8. Document Your Plan, Present and Get Buy-In from CxO Management. Document your plan in the form of a report and slide deck to present to management. Consider your organization’s objectives, capital/non-capital monies available, options available, project objectives, any risks associated with each, general timeline for implementation, etc. Help provide enough documentation and support to help management leverage the funding needed for a system upgrade or replacement.

Develop a timeline, as a part of your plan, to include Avaya announcements, your due diligence, getting the assistance of industry experts when necessary, logistics required for a new system migration and UC readiness, and use of the newer technologies available that can (a) facilitate your organization's effectiveness, and (b) differentiate your organization from others; and one-time and ongoing costs.

9. When Ready to Upgrade, Get More Than One Bid. This is an excellent time to be an Avaya customer (or other vendor if Avaya is also bidding) in my opinion. When making a significant capital purchase or OPEX increase (cloud), a competitive bid via an RFI or RFP will always facilitate best pricing from any vendor. Get 2-3 bids and weigh advantages and disadvantages of each in terms of features and functions, services offered, SLAs (yes, a five 9s model, 99.999% uptime reliability, is still critical to most enterprises in my experience). Your ‘shopping’ via RFP will give you the results you will need in determining what services, technologies, and costs are available that will match closest to you and your organization’s vision and culture.

 

Summary and Conclusions

This is an interesting and excellent time to be an enterprise customer.

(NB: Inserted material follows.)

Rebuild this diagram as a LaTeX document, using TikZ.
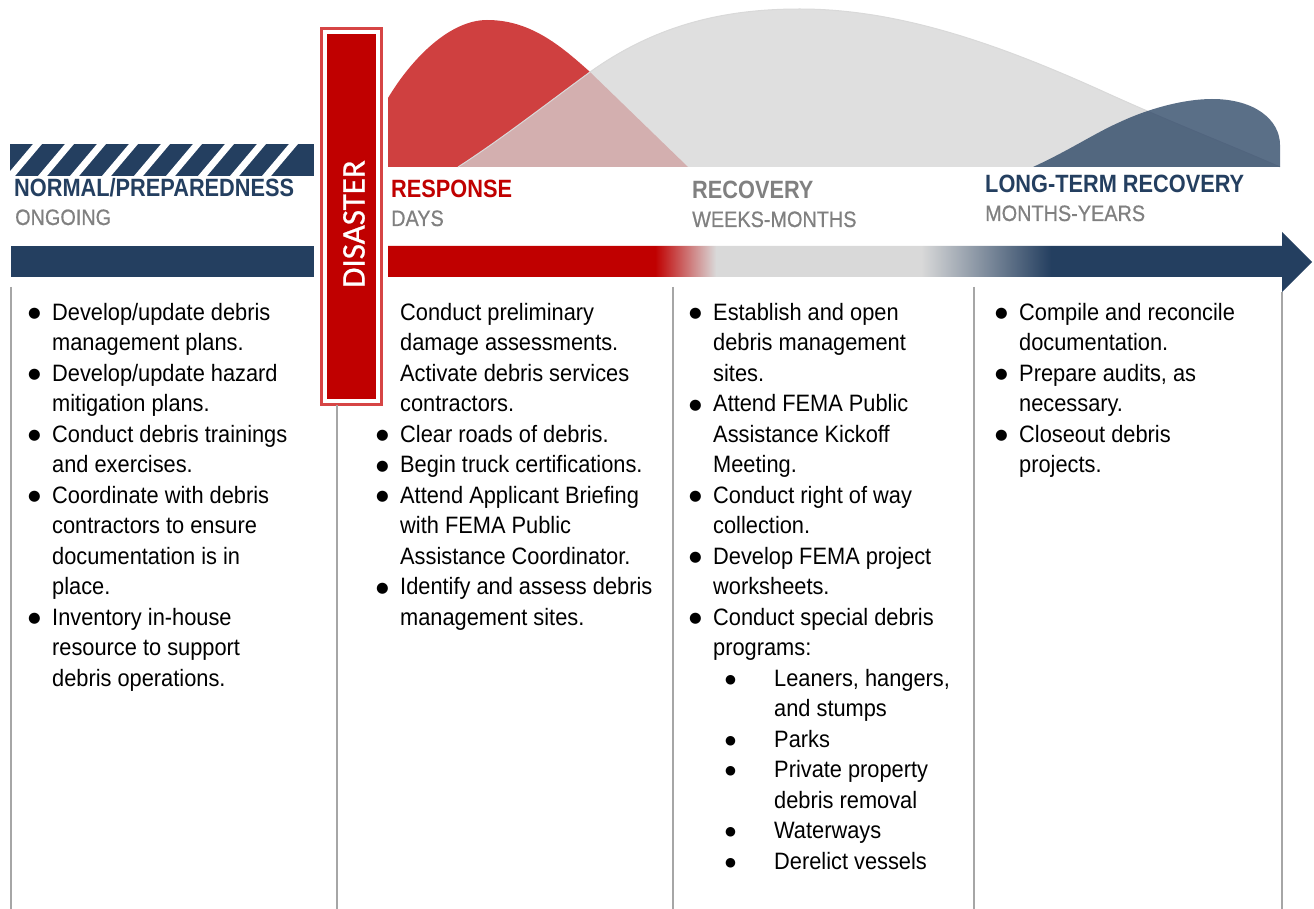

With the dynamics of mergers and acquisitions, the rise of the UCaaS, CCaaS, CPaaS, AI, APIs, video/collaboration now mainstream, and this new age of Customer Experience, leveraging new technologies and integrating them with your culture to enhance your competitive edge are all critical considerations for enterprise customers.

We are hoping that Avaya's chapter 11 status is short-lived. I would include Avaya in any procurement RFP (upgrade within Avaya or new Avaya win) while closely watching their financials and growth over the next six to 18 months.

Enterprise customers need a competitive environment, especially in this age of mergers and acquisitions, as choices are always best for any enterprise organization. We are all hoping for Avaya to emerge as one whole company, post-bankruptcy, and continue its ’transformation’ to stay a viable option in our market.